The episode ends with Harold locked out in the yard while Albert twists away to his heart's content (but not his hip's) indoors.





Here's A Musical Evening for you to enjoy in the comfort of your own home:



On the other side, this week's Hancock (The Man on the Corner) is the first episode I've seen that goes some way to justifying the ATV series' poor reputation.



Presumably as part of Hancock's quest for greater truth in comedy, this week we find him pointing guns left, right and centre and smashing a spy ring.  It all rings a bit hollow, sadly, although the guest cast is as top-drawer as ever.  Appearing this week: Wilfrid Lawson, Geoffrey Keen, The TV Lark's Tenniel Evans, Moyra Fraser, John Bluthal (voice of Zoonie the Lazoon) and, best of all, one of my favourite actors, the immensely tall, immensely posh James Villiers, playing a character called (believe it or not) Captain Mainwaring.

Situation of the Week features Hancock regularly hanging around on a street corner, watching the world go by ("like trainspotting, only with people"), giving passersby the benefit of his wisdom regarding the weather ("it's the bomb") and arousing the suspicion of the local police.  When he sees a shady character (Evans) whom he's convinced is a spy, people are unsurprisingly reluctant to believe him.

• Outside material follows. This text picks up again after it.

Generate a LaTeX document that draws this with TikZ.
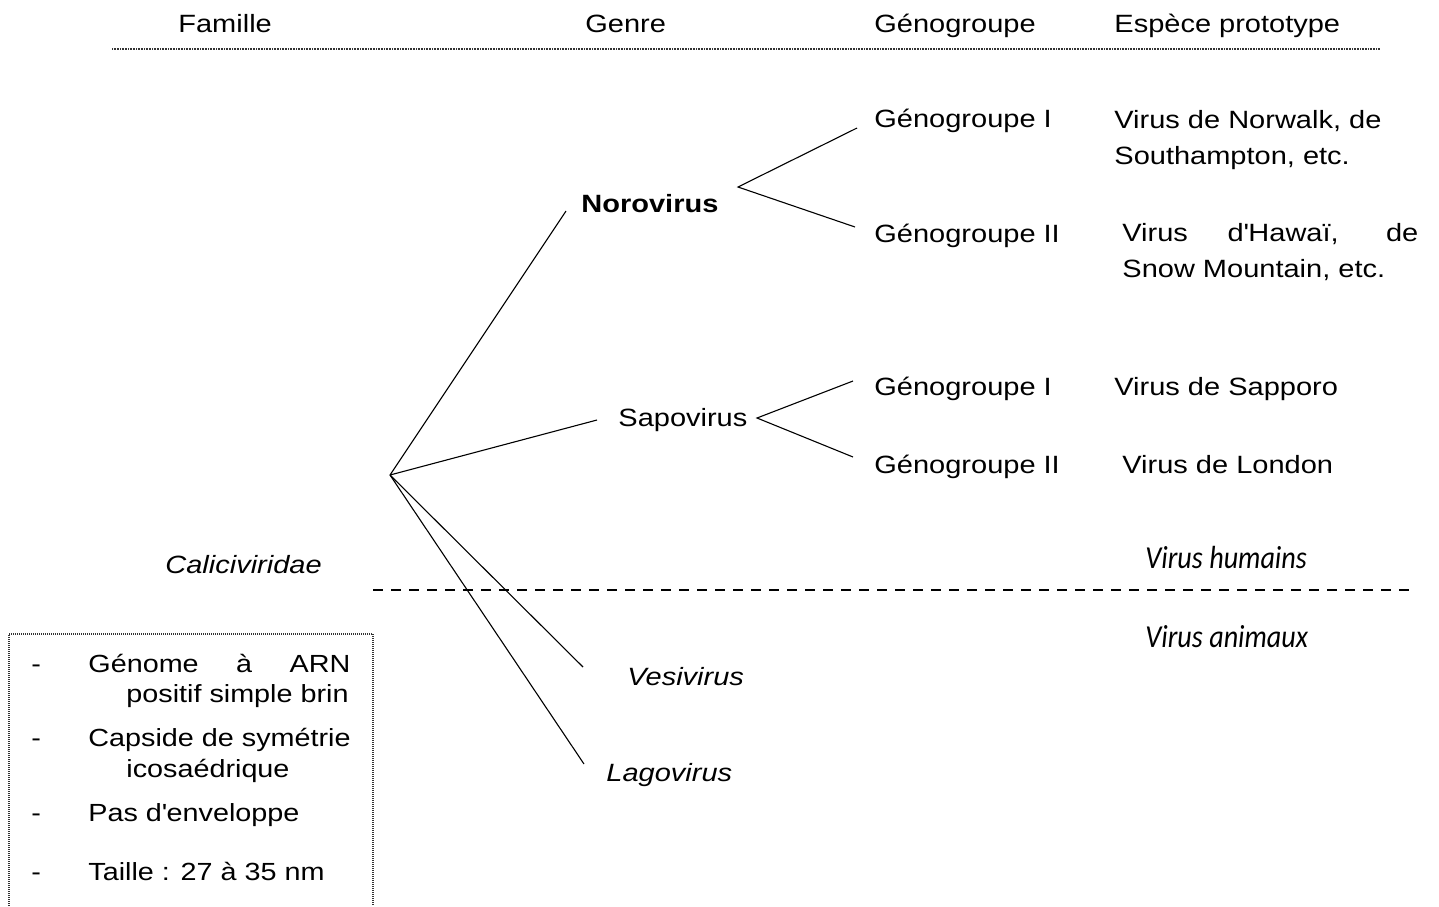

Nevertheless, he somehow manages to get an appointment with the secret service (represented by Keen and Villiers).



Patient Colonel Beresford (Keen) allows Hancock to think he's been engaged as a secret agent, though the contact number he gives him is in fact that of the canteen, staffed by bored dinner ladies who have great fun teasing the bewildered Hancock when he calls in to report ("What orders do you have?" "Plaice and chips twice, steak and kidney pud twice, one spaghetti on toast").



Eventually they get rid of Hancock by telling him to go round and arrest the spy.  Shady Evans does indeed turn out to be a foreign agent, and the sight of Tony Hancock threatening him with a gun is one of the stranger ones I've seen since starting this blog.



The masterspy turns out to be Fireball XL5 voice actor John Bluthal, who Hancock also apprehends, becoming a hero in the process.



There are Galton and Simpson-scripted Hancocks with storylines as ridiculous as this (particularly in the radio version of the show), but The Man on the Corner's writer, Godfrey Harrison, is no Galton and Simpson and despite the odd moment there's an air of desperation about the whole endeavour that doesn't bode well for the future.  In an earlier  episode Hancock might have had a Walter Mittyish fantasy of being a secret agent tracking down dastardly Soviets, but the fun would have come from how the misunderstanding came about.  Perhaps Harrison imagined making the spies real would be a good twist, but it all ends up feeling totally wrong.